2. What he did: He bowed his head, and gave up the ghost. He was voluntary in dying; for he was not only the sacrifice, but the priest and the offerer; and the animus offerentis–the mind of the offerer, was all in all in the sacrifice. Christ showed his will in his sufferings, by which will we are sanctified.
(1.) He gave up the ghost. His life was not forcibly extorted from him, but freely resigned. He had said, Father, into thy hands I commit my spirit, thereby expressing the intention of this act. I give up myself as a ransom for many; and, accordingly, he did give up his spirit, paid down the price of pardon and life at his Father’s hands. Father, glorify thy name.

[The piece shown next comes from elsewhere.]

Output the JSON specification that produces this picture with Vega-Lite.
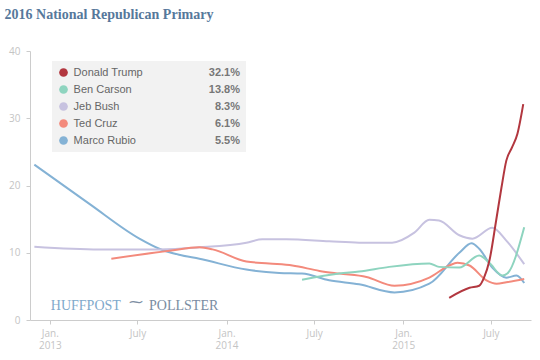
{
  "$schema": "https://vega.github.io/schema/vega-lite/v6.json",
  "width": 501,
  "height": 269,
  "padding": {"top": 8, "left": 4, "right": 4, "bottom": 4},
  "background": "white",
  "title": {"text": "2016 National Republican Primary", "anchor": "start", "frame": "bounds", "font": "Liberation Serif", "fontSize": 14, "fontWeight": "bold", "color": "#56789b", "offset": 24, "dx": -4},
  "config": {"view": {"stroke": null}},
  "datasets": {
    "polls": [
      {"candidate": "Marco Rubio", "date": "2012-11-30", "pct": 23.1},
      {"candidate": "Marco Rubio", "date": "2013-03-23", "pct": 17.3},
      {"candidate": "Marco Rubio", "date": "2013-07-05", "pct": 12.1},
      {"candidate": "Marco Rubio", "date": "2013-08-15", "pct": 10.6},
      {"candidate": "Marco Rubio", "date": "2013-09-25", "pct": 9.7},
      {"candidate": "Marco Rubio", "date": "2013-11-06", "pct": 9.1},
      {"candidate": "Marco Rubio", "date": "2014-02-11", "pct": 7.5},
      {"candidate": "Marco Rubio", "date": "2014-04-20", "pct": 7.0},
      {"candidate": "Marco Rubio", "date": "2014-06-06", "pct": 6.9},
      {"candidate": "Marco Rubio", "date": "2014-08-01", "pct": 5.9},
      {"candidate": "Marco Rubio", "date": "2014-10-02", "pct": 5.3},
      {"candidate": "Marco Rubio", "date": "2014-12-14", "pct": 4.1},
      {"candidate": "Marco Rubio", "date": "2015-02-24", "pct": 5.4},
      {"candidate": "Marco Rubio", "date": "2015-04-27", "pct": 10.0},
      {"candidate": "Marco Rubio", "date": "2015-05-22", "pct": 11.4},
      {"candidate": "Marco Rubio", "date": "2015-06-07", "pct": 10.6},
      {"candidate": "Marco Rubio", "date": "2015-07-04", "pct": 7.8},
      {"candidate": "Marco Rubio", "date": "2015-08-02", "pct": 6.3},
      {"candidate": "Marco Rubio", "date": "2015-08-23", "pct": 6.6},
      {"candidate": "Marco Rubio", "date": "2015-09-08", "pct": 5.5},
      {"candidate": "Jeb Bush", "date": "2012-11-30", "pct": 10.9},
      {"candidate": "Jeb Bush", "date": "2013-04-13", "pct": 10.5},
      {"candidate": "Jeb Bush", "date": "2013-08-15", "pct": 10.5},
      {"candidate": "Jeb Bush", "date": "2013-11-06", "pct": 10.8},
      {"candidate": "Jeb Bush", "date": "2014-02-11", "pct": 11.5},
      {"candidate": "Jeb Bush", "date": "2014-03-16", "pct": 12.0},
      {"candidate": "Jeb Bush", "date": "2014-05-04", "pct": 12.0},
      {"candidate": "Jeb Bush", "date": "2014-08-01", "pct": 11.7},
      {"candidate": "Jeb Bush", "date": "2014-10-02", "pct": 11.5},
      {"candidate": "Jeb Bush", "date": "2014-12-09", "pct": 11.5},
      {"candidate": "Jeb Bush", "date": "2015-01-24", "pct": 13.0},
      {"candidate": "Jeb Bush", "date": "2015-02-24", "pct": 14.9},
      {"candidate": "Jeb Bush", "date": "2015-03-16", "pct": 14.8},
      {"candidate": "Jeb Bush", "date": "2015-04-27", "pct": 12.6},
      {"candidate": "Jeb Bush", "date": "2015-05-24", "pct": 12.1},
      {"candidate": "Jeb Bush", "date": "2015-07-04", "pct": 13.7},
      {"candidate": "Jeb Bush", "date": "2015-08-02", "pct": 11.8},
      {"candidate": "Jeb Bush", "date": "2015-09-08", "pct": 8.3},
      {"candidate": "Ted Cruz", "date": "2013-05-08", "pct": 9.1},
      {"candidate": "Ted Cruz", "date": "2013-09-05", "pct": 10.3},
      {"candidate": "Ted Cruz", "date": "2013-11-06", "pct": 10.8},
      {"candidate": "Ted Cruz", "date": "2013-12-03", "pct": 10.5},
      {"candidate": "Ted Cruz", "date": "2014-02-11", "pct": 8.7},
      {"candidate": "Ted Cruz", "date": "2014-03-30", "pct": 8.4},
      {"candidate": "Ted Cruz", "date": "2014-05-17", "pct": 8.1},
      {"candidate": "Ted Cruz", "date": "2014-07-12", "pct": 7.3},
      {"candidate": "Ted Cruz", "date": "2014-08-22", "pct": 6.9},
      {"candidate": "Ted Cruz", "date": "2014-10-17", "pct": 6.4},
      {"candidate": "Ted Cruz", "date": "2014-12-14", "pct": 5.1},
      {"candidate": "Ted Cruz", "date": "2015-02-24", "pct": 6.3},
      {"candidate": "Ted Cruz", "date": "2015-04-06", "pct": 8.1},
      {"candidate": "Ted Cruz", "date": "2015-04-23", "pct": 8.5},
      {"candidate": "Ted Cruz", "date": "2015-05-18", "pct": 8.1},
      {"candidate": "Ted Cruz", "date": "2015-06-22", "pct": 5.9},
      {"candidate": "Ted Cruz", "date": "2015-07-13", "pct": 5.4},
      {"candidate": "Ted Cruz", "date": "2015-08-02", "pct": 5.6},
      {"candidate": "Ted Cruz", "date": "2015-09-08", "pct": 6.1},
      {"candidate": "Ben Carson", "date": "2014-06-06", "pct": 6.0},
      {"candidate": "Ben Carson", "date": "2014-08-22", "pct": 6.9},
      {"candidate": "Ben Carson", "date": "2014-10-02", "pct": 7.2},
      {"candidate": "Ben Carson", "date": "2014-12-03", "pct": 7.9},
      {"candidate": "Ben Carson", "date": "2015-02-24", "pct": 8.4},
      {"candidate": "Ben Carson", "date": "2015-03-16", "pct": 7.9},
      {"candidate": "Ben Carson", "date": "2015-04-27", "pct": 7.8},
      {"candidate": "Ben Carson", "date": "2015-06-07", "pct": 9.6},
      {"candidate": "Ben Carson", "date": "2015-06-28", "pct": 8.5},
      {"candidate": "Ben Carson", "date": "2015-07-25", "pct": 6.6},
      {"candidate": "Ben Carson", "date": "2015-08-04", "pct": 6.9},
      {"candidate": "Ben Carson", "date": "2015-09-08", "pct": 13.8},
      {"candidate": "Donald Trump", "date": "2015-04-06", "pct": 3.3},
      {"candidate": "Donald Trump", "date": "2015-05-18", "pct": 4.8},
      {"candidate": "Donald Trump", "date": "2015-06-07", "pct": 5.1},
      {"candidate": "Donald Trump", "date": "2015-06-17", "pct": 6.3},
      {"candidate": "Donald Trump", "date": "2015-06-28", "pct": 8.8},
      {"candidate": "Donald Trump", "date": "2015-07-12", "pct": 14.8},
      {"candidate": "Donald Trump", "date": "2015-07-23", "pct": 19.7},
      {"candidate": "Donald Trump", "date": "2015-08-02", "pct": 23.7},
      {"candidate": "Donald Trump", "date": "2015-08-14", "pct": 25.7},
      {"candidate": "Donald Trump", "date": "2015-08-25", "pct": 27.7},
      {"candidate": "Donald Trump", "date": "2015-09-06", "pct": 32.1}
    ],
    "names": [
      {"name": "Donald Trump"},
      {"name": "Ben Carson"},
      {"name": "Jeb Bush"},
      {"name": "Ted Cruz"},
      {"name": "Marco Rubio"}
    ]
  },
  "layer": [
    {
      "data": {"name": "polls"},
      "mark": {"type": "line", "strokeWidth": 2, "interpolate": "monotone"},
      "encoding": {
        "x": {
          "field": "date", "type": "temporal",
          "scale": {"type": "utc", "domain": [{"year": 2012, "month": 11, "date": 21, "utc": true}, {"year": 2015, "month": 9, "date": 22, "utc": true}]},
          "axis": {
            "title": null, "grid": false,
            "values": [
              {"year": 2013, "month": 1, "date": 1, "utc": true},
              {"year": 2013, "month": 7, "date": 1, "utc": true},
              {"year": 2014, "month": 1, "date": 1, "utc": true},
              {"year": 2014, "month": 7, "date": 1, "utc": true},
              {"year": 2015, "month": 1, "date": 1, "utc": true},
              {"year": 2015, "month": 7, "date": 1, "utc": true}
            ],
            "labelExpr": "utcmonth(datum.value) == 0 ? ['Jan.', utcFormat(datum.value, '%Y')] : 'July'",
            "domainColor": "#cccccc", "tickColor": "#cccccc", "tickSize": 4,
            "labelColor": "#c4c4c4", "labelFont": "Open Sans", "labelFontSize": 10,
            "labelPadding": 4, "labelLineHeight": 12, "labelFlush": false, "labelOverlap": false
          }
        },
        "y": {
          "field": "pct", "type": "quantitative",
          "scale": {"domain": [0, 40], "nice": false},
          "axis": {
            "title": null, "grid": false, "values": [0, 10, 20, 30, 40],
            "domainColor": "#cccccc", "tickColor": "#cccccc", "tickSize": 4,
            "labelColor": "#c4c4c4", "labelFont": "Open Sans", "labelFontSize": 10, "labelPadding": 6
          }
        },
        "color": {
          "field": "candidate", "type": "nominal",
          "scale": {
            "domain": ["Donald Trump", "Ben Carson", "Jeb Bush", "Ted Cruz", "Marco Rubio"],
            "range": ["#b2373f", "#8ed4bf", "#c7c2e0", "#f38a7c", "#84b2d5"]
          },
          "legend": {
            "orient": "none", "legendX": 22, "legendY": 10, "title": null,
            "padding": 6, "fillColor": "#f2f2f2", "cornerRadius": 0,
            "symbolType": "circle", "symbolSize": 75, "symbolStrokeWidth": 0,
            "rowPadding": 5, "labelAlign": "right", "labelOffset": 171,
            "labelFont": "Liberation Sans", "labelFontSize": 11, "labelFontWeight": "bold", "labelColor": "#777777",
            "labelExpr": "datum.label == 'Donald Trump' ? '32.1%' : datum.label == 'Ben Carson' ? '13.8%' : datum.label == 'Jeb Bush' ? '8.3%' : datum.label == 'Ted Cruz' ? '6.1%' : '5.5%'",
            "encode": {"symbols": {"update": {"fill": {"scale": "color", "field": "value"}, "opacity": {"value": 1}}}}
          }
        }
      }
    },
    {
      "data": {"name": "names"},
      "mark": {"type": "point", "opacity": 0},
      "encoding": {
        "shape": {
          "field": "name", "type": "nominal", "sort": null,
          "scale": {"range": ["circle", "circle", "circle", "circle", "circle"]},
          "legend": {
            "orient": "none", "legendX": 22, "legendY": 10, "title": null,
            "padding": 6, "symbolSize": 75, "symbolOpacity": 0, "symbolStrokeWidth": 0,
            "rowPadding": 5, "labelOffset": 4.6,
            "labelFont": "Liberation Sans", "labelFontSize": 11, "labelColor": "#666666"
          }
        }
      }
    },
    {
      "data": {"values": [{}]},
      "mark": {"type": "text", "align": "left", "baseline": "alphabetic", "font": "Liberation Serif", "fontSize": 14, "color": "#80a9cb"},
      "encoding": {
        "x": {"datum": {"year": 2013, "month": 1, "date": 3, "utc": true}, "type": "temporal"},
        "y": {"datum": 1.5, "type": "quantitative"},
        "text": {"value": "HUFFPOST"}
      }
    },
    {
      "data": {"values": [{}]},
      "mark": {"type": "text", "align": "center", "baseline": "alphabetic", "font": "DejaVu Sans", "fontSize": 14, "color": "#7d8ea3"},
      "encoding": {
        "x": {"datum": {"year": 2013, "month": 6, "date": 28, "utc": true}, "type": "temporal"},
        "y": {"datum": 2.0, "type": "quantitative"},
        "text": {"value": "⁓"}
      }
    },
    {
      "data": {"values": [{}]},
      "mark": {"type": "text", "align": "left", "baseline": "alphabetic", "font": "Liberation Serif", "fontSize": 14, "color": "#7a8ca2"},
      "encoding": {
        "x": {"datum": {"year": 2013, "month": 7, "date": 25, "utc": true}, "type": "temporal"},
        "y": {"datum": 1.5, "type": "quantitative"},
        "text": {"value": "POLLSTER"}
      }
    }
  ]
}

(2.) He bowed his head. Those that were crucified, in dying stretched up their heads to gasp for breath, and did not drop their heads till they had breathed their last; but Christ, to show himself active in dying, bowed his head first, composing himself, as it were, to fall asleep. God had laid upon him the iniquity of us all, putting it upon the head of this great sacrifice; and some think that by this bowing of his head he would intimate his sense of the weight upon him. See Ps. xxxviii. 4; xl. 12. The bowing of his head shows his submission to his Father’s will, and his obedience to death. He accommodated himself to his dying work, as Jacob, who gathered up his feet into the bed, and then yielded up the ghost.